Larry Krieger, a retired New Jersey high school teacher who is leading a national fight against the new framework, testified via video conference before Colorado's state board of education. He says the new materials don't mention events like D-Day or key historical characters.

"The founders are not discussed," he says. "Ben Franklin: not there. James Madison: not there."

But that doesn't mean teachers will leave out D-Day or the nation's founders, says Fred Anderson, a history professor at the University of Colorado who helped write the new framework.
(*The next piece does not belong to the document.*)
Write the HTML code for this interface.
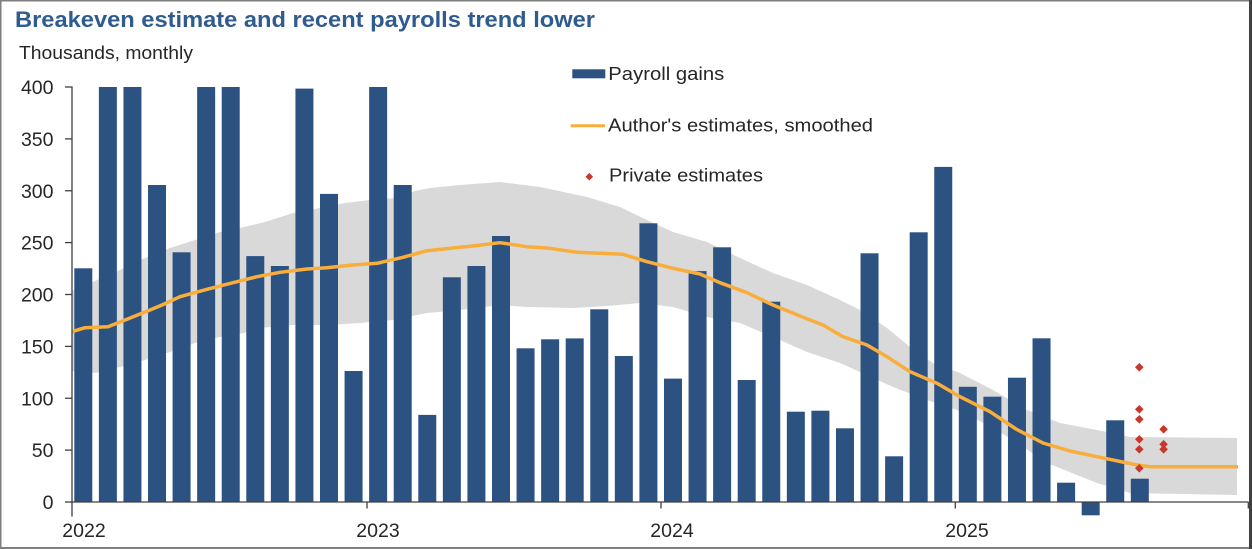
<!DOCTYPE html>
<html><head><meta charset="utf-8"><style>
html,body{margin:0;padding:0;background:#fff;}
svg{display:block;}
text{font-family:"Liberation Sans",Arial,sans-serif;}
</style></head><body>
<svg width="1252" height="549" viewBox="0 0 1252 549" xmlns="http://www.w3.org/2000/svg">
<rect x="0" y="0" width="1252" height="549" fill="#fff"/>
<polygon fill="#d9d9d9" points="72,291 95,281 120,270 145,258 170,248 195,240 220,232 244,227 265,222 293,213 320,208 345,203 370,200 395,198 415,191 430,188 460,185 500,182 540,187 587,197 620,207 647,220 673,232 707,242 740,258 773,273 807,285 840,300 860,310 887,328 910,347 933,363 960,373 993,390 1027,410 1060,423 1097,430 1130,437 1237,438 1237,495 1130,493 1097,483 1047,463 1013,440 993,428 960,411 927,400 893,387 860,372 840,363 807,352 773,337 740,323 707,317 673,307 640,303 607,306 573,308 527,307 500,305 460,310 427,313 393,320 360,323 327,325 293,325 260,328 244,333 220,337 195,343 170,352 145,360 120,367 95,373 72,371"/>
<g fill="#2c5282">
<rect x="74.30" y="268.3" width="18" height="233.7"/>
<rect x="98.87" y="87" width="18" height="415"/>
<rect x="123.44" y="87" width="18" height="415"/>
<rect x="148.01" y="185.0" width="18" height="317"/>
<rect x="172.58" y="252.3" width="18" height="249.7"/>
<rect x="197.15" y="87" width="18" height="415"/>
<rect x="221.72" y="87" width="18" height="415"/>
<rect x="246.29" y="256.1" width="18" height="245.9"/>
<rect x="270.86" y="266.0" width="18" height="236"/>
<rect x="295.43" y="88.6" width="18" height="413.4"/>
<rect x="320.00" y="193.9" width="18" height="308.1"/>
<rect x="344.57" y="371.0" width="18" height="131"/>
<rect x="369.14" y="87" width="18" height="415"/>
<rect x="393.71" y="185.0" width="18" height="317"/>
<rect x="418.28" y="414.9" width="18" height="87.1"/>
<rect x="442.85" y="277.3" width="18" height="224.7"/>
<rect x="467.42" y="266.0" width="18" height="236"/>
<rect x="491.99" y="236.0" width="18" height="266"/>
<rect x="516.56" y="348.3" width="18" height="153.7"/>
<rect x="541.13" y="339.3" width="18" height="162.7"/>
<rect x="565.70" y="338.4" width="18" height="163.6"/>
<rect x="590.27" y="309.3" width="18" height="192.7"/>
<rect x="614.84" y="356.0" width="18" height="146"/>
<rect x="639.41" y="223.3" width="18" height="278.7"/>
<rect x="663.98" y="378.6" width="18" height="123.4"/>
<rect x="688.55" y="271.1" width="18" height="230.9"/>
<rect x="713.12" y="247.3" width="18" height="254.7"/>
<rect x="737.69" y="380.0" width="18" height="122"/>
<rect x="762.26" y="301.7" width="18" height="200.3"/>
<rect x="786.83" y="411.7" width="18" height="90.3"/>
<rect x="811.40" y="410.7" width="18" height="91.3"/>
<rect x="835.97" y="428.3" width="18" height="73.7"/>
<rect x="860.54" y="253.3" width="18" height="248.7"/>
<rect x="885.11" y="456.3" width="18" height="45.7"/>
<rect x="909.68" y="232.3" width="18" height="269.7"/>
<rect x="934.25" y="166.9" width="18" height="335.1"/>
<rect x="958.82" y="386.8" width="18" height="115.2"/>
<rect x="983.39" y="396.7" width="18" height="105.3"/>
<rect x="1007.96" y="377.7" width="18" height="124.3"/>
<rect x="1032.53" y="338.3" width="18" height="163.7"/>
<rect x="1057.10" y="482.7" width="18" height="19.3"/>
<rect x="1081.67" y="502" width="18" height="13.3"/>
<rect x="1106.24" y="420.3" width="18" height="81.7"/>
<rect x="1130.81" y="478.7" width="18" height="23.3"/>
</g>
<polyline fill="none" stroke="#f9ad3a" stroke-width="3.5" stroke-linejoin="round" points="72,331.7 85,327.7 108,326.7 127,319.3 150,310 162,305 180,296.7 207,289.3 233,282.7 257,276.7 280,272.3 307,269 327,267.7 350,265.3 377,263.3 403,257.3 427,250.7 460,247.3 473,246 500,242.7 527,246.7 550,248.3 577,252.3 623,254.3 647,261.7 673,268.3 700,274 720,282.7 747,292.7 773,305 800,316 823,325 843,336.7 867,345 887,356.7 910,371.7 937,383.3 960,396.7 990,411.7 1016,429 1043,443 1070,451 1097,456.7 1137,465 1150,466.7 1238,466.7"/>
<g fill="#c8372d">
<polygon points="1139.3,363 1143.6,367.3 1139.3,371.6 1135,367.3"/>
<polygon points="1139.3,405 1143.6,409.3 1139.3,413.6 1135,409.3"/>
<polygon points="1139.3,415 1143.6,419.3 1139.3,423.6 1135,419.3"/>
<polygon points="1139.3,435 1143.6,439.3 1139.3,443.6 1135,439.3"/>
<polygon points="1139.3,445 1143.6,449.3 1139.3,453.6 1135,449.3"/>
<polygon points="1139.3,464 1143.6,468.3 1139.3,472.6 1135,468.3"/>
<polygon points="1163.6,425 1167.9,429.3 1163.6,433.6 1159.3,429.3"/>
<polygon points="1163.6,440 1167.9,444.3 1163.6,448.6 1159.3,444.3"/>
<polygon points="1163.6,445 1167.9,449.3 1163.6,453.6 1159.3,449.3"/>
</g>
<g stroke="#404040" stroke-width="1.3" fill="none">
<line x1="72" y1="86.5" x2="72" y2="516.5"/>
<line x1="72" y1="502" x2="1248.5" y2="502"/>
<line x1="65" y1="87" x2="72" y2="87"/>
<line x1="65" y1="138.9" x2="72" y2="138.9"/>
<line x1="65" y1="190.75" x2="72" y2="190.75"/>
<line x1="65" y1="242.6" x2="72" y2="242.6"/>
<line x1="65" y1="294.5" x2="72" y2="294.5"/>
<line x1="65" y1="346.4" x2="72" y2="346.4"/>
<line x1="65" y1="398.25" x2="72" y2="398.25"/>
<line x1="65" y1="450.1" x2="72" y2="450.1"/>
<line x1="65" y1="502" x2="72" y2="502"/>
<line x1="367" y1="502" x2="367" y2="508.5"/>
<line x1="661" y1="502" x2="661" y2="508.5"/>
<line x1="955.3" y1="502" x2="955.3" y2="508.5"/>
<line x1="1248.3" y1="502" x2="1248.3" y2="508.5"/>
</g>
<g fill="#262626" font-size="19.5" text-anchor="end">
<text x="53.5" y="94">400</text>
<text x="53.5" y="145.9">350</text>
<text x="53.5" y="197.75">300</text>
<text x="53.5" y="249.6">250</text>
<text x="53.5" y="301.5">200</text>
<text x="53.5" y="353.4">150</text>
<text x="53.5" y="405.25">100</text>
<text x="53.5" y="457.1">50</text>
<text x="53.5" y="509">0</text>
</g>
<g fill="#262626" font-size="19.5" text-anchor="middle">
<text x="84" y="537">2022</text>
<text x="378" y="537">2023</text>
<text x="672" y="537">2024</text>
<text x="967" y="537">2025</text>
</g>
<text x="15" y="27" font-size="22" font-weight="bold" fill="#2f5b8e" textLength="580" lengthAdjust="spacingAndGlyphs">Breakeven estimate and recent payrolls trend lower</text>
<text x="19" y="59" font-size="18.5" fill="#262626" textLength="174" lengthAdjust="spacingAndGlyphs">Thousands,  monthly</text>
<rect x="572.3" y="69.3" width="33" height="9" fill="#2c5282"/>
<text x="608.3" y="80" font-size="18.5" fill="#262626" textLength="116" lengthAdjust="spacingAndGlyphs">Payroll gains</text>
<line x1="570.7" y1="125.7" x2="605" y2="125.7" stroke="#f9ad3a" stroke-width="3"/>
<text x="608" y="131.7" font-size="18.5" fill="#262626" textLength="265" lengthAdjust="spacingAndGlyphs">Author's estimates, smoothed</text>
<polygon points="589.3,172.9 593.1,176.7 589.3,180.5 585.5,176.7" fill="#c8372d"/>
<text x="609" y="181.7" font-size="18.5" fill="#262626" textLength="154" lengthAdjust="spacingAndGlyphs">Private estimates</text>
<rect x="0" y="0" width="1252" height="1.5" fill="#7f7f7f"/>
<rect x="0" y="0" width="1.5" height="549" fill="#7f7f7f"/>
<rect x="0" y="547" width="1252" height="2" fill="#7f7f7f"/>
<rect x="1249" y="0" width="3" height="549" fill="#404040"/>
</svg>
</body></html>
"These are usually the very best teachers in a school. You don't have to tell them to talk about Wilson and Madison, and Franklin and Washington at the Constitutional Convention — they do that," he says. "They would find it incredibly condescending to be directed at that level, so the absence of mention is not in any sense an exclusion — and it's a misconception, I think, about the framework that that's the case."

In Jefferson County, after two weeks of protest, the original language about patriotism was dropped. On Thursday night, the school board stripped of the most controversial language and then passed the resolution, which still creates a committee to review course materials.

Meanwhile, the College Board, which administers the AP test, says that if a school or district censors essential concepts from an AP course, that course can no longer bear the "Advanced Placement" designation.